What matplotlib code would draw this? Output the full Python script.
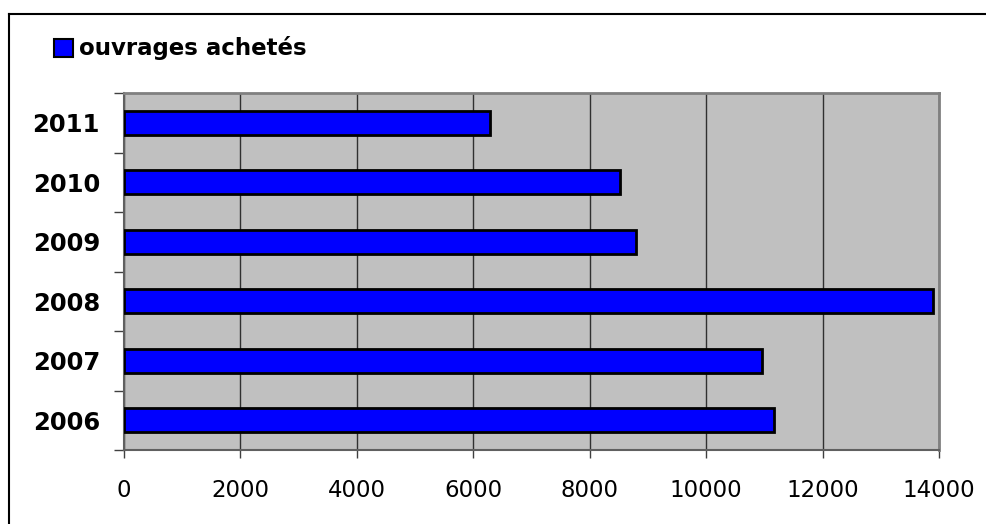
import matplotlib
matplotlib.use('Agg')
import matplotlib.pyplot as plt
from matplotlib.lines import Line2D
from matplotlib.patches import Rectangle

# Data
years = ['2006', '2007', '2008', '2009', '2010', '2011']
ouvrages = [11170, 10960, 13900, 8790, 8530, 6300]
xticks = [0, 2000, 4000, 6000, 8000, 10000, 12000, 14000]
series_label = 'ouvrages achetés'

W, H = 986, 524
fig = plt.figure(figsize=(W / 100, H / 100), dpi=100)
fig.patch.set_facecolor('white')

# outer chart frame (only top and left visible in the picture)
fig.add_artist(Line2D([8.5 / W, 8.5 / W], [0, 1 - 13.5 / H], color='black', lw=1.5,
                      transform=fig.transFigure))
fig.add_artist(Line2D([8.5 / W, 1], [1 - 13.5 / H, 1 - 13.5 / H], color='black', lw=1.5,
                      transform=fig.transFigure))

ax = fig.add_axes([123.5 / W, (H - 450) / H, (939 - 123.5) / W, (450 - 93) / H])
ax.set_facecolor('#C0C0C0')

ypos = list(range(len(years)))
ax.barh(ypos, ouvrages, height=0.41, color='#0000FF', edgecolor='black', linewidth=2,
        zorder=3)

ax.set_xlim(0, 14000)
ax.set_ylim(-0.5, len(years) - 0.5)
ax.set_xticks(xticks)
ax.set_xticklabels([str(v) for v in xticks], fontsize=16.5)
ax.set_yticks(ypos)
ax.set_yticklabels(years, fontsize=17.5, fontweight='bold')
ax.tick_params(axis='y', length=0, pad=17)
ax.tick_params(axis='x', length=6, width=1, color='#404040', pad=15)

# category separator ticks on the y axis (between bars)
ax.set_yticks([i - 0.5 for i in range(len(years) + 1)], minor=True)
ax.tick_params(axis='y', which='minor', length=7, width=1, color='#404040')

ax.grid(axis='x', color='#303030', linewidth=1, zorder=1)
ax.set_axisbelow(True)

for side in ['top', 'right']:
    ax.spines[side].set_color('#808080')
    ax.spines[side].set_linewidth(2)
for side in ['left', 'bottom']:
    ax.spines[side].set_color('#606060')
    ax.spines[side].set_linewidth(1.5)

# legend: small blue square and bold label
fig.add_artist(Rectangle((54 / W, 1 - 57 / H), 19 / W, 18 / H, facecolor='#0000FF',
                         edgecolor='black', linewidth=1.5, transform=fig.transFigure))
fig.text(79 / W, 1 - 48 / H, series_label, fontsize=16.5, fontweight='bold',
         va='center', ha='left')

fig.savefig('out.png', dpi=100)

__________

TASK DIRECTIONS: Repeat only what lies between the start of the data and the end of the line containing "length=7, width=1, color='#404040')", exactly, with pictures left out.

PROBLEM SOLUTION:
What matplotlib code would draw this? Output the full Python script.
import matplotlib
matplotlib.use('Agg')
import matplotlib.pyplot as plt
from matplotlib.lines import Line2D
from matplotlib.patches import Rectangle

# Data
years = ['2006', '2007', '2008', '2009', '2010', '2011']
ouvrages = [11170, 10960, 13900, 8790, 8530, 6300]
xticks = [0, 2000, 4000, 6000, 8000, 10000, 12000, 14000]
series_label = 'ouvrages achetés'

W, H = 986, 524
fig = plt.figure(figsize=(W / 100, H / 100), dpi=100)
fig.patch.set_facecolor('white')

# outer chart frame (only top and left visible in the picture)
fig.add_artist(Line2D([8.5 / W, 8.5 / W], [0, 1 - 13.5 / H], color='black', lw=1.5,
                      transform=fig.transFigure))
fig.add_artist(Line2D([8.5 / W, 1], [1 - 13.5 / H, 1 - 13.5 / H], color='black', lw=1.5,
                      transform=fig.transFigure))

ax = fig.add_axes([123.5 / W, (H - 450) / H, (939 - 123.5) / W, (450 - 93) / H])
ax.set_facecolor('#C0C0C0')

ypos = list(range(len(years)))
ax.barh(ypos, ouvrages, height=0.41, color='#0000FF', edgecolor='black', linewidth=2,
        zorder=3)

ax.set_xlim(0, 14000)
ax.set_ylim(-0.5, len(years) - 0.5)
ax.set_xticks(xticks)
ax.set_xticklabels([str(v) for v in xticks], fontsize=16.5)
ax.set_yticks(ypos)
ax.set_yticklabels(years, fontsize=17.5, fontweight='bold')
ax.tick_params(axis='y', length=0, pad=17)
ax.tick_params(axis='x', length=6, width=1, color='#404040', pad=15)

# category separator ticks on the y axis (between bars)
ax.set_yticks([i - 0.5 for i in range(len(years) + 1)], minor=True)
ax.tick_params(axis='y', which='minor', length=7, width=1, color='#404040')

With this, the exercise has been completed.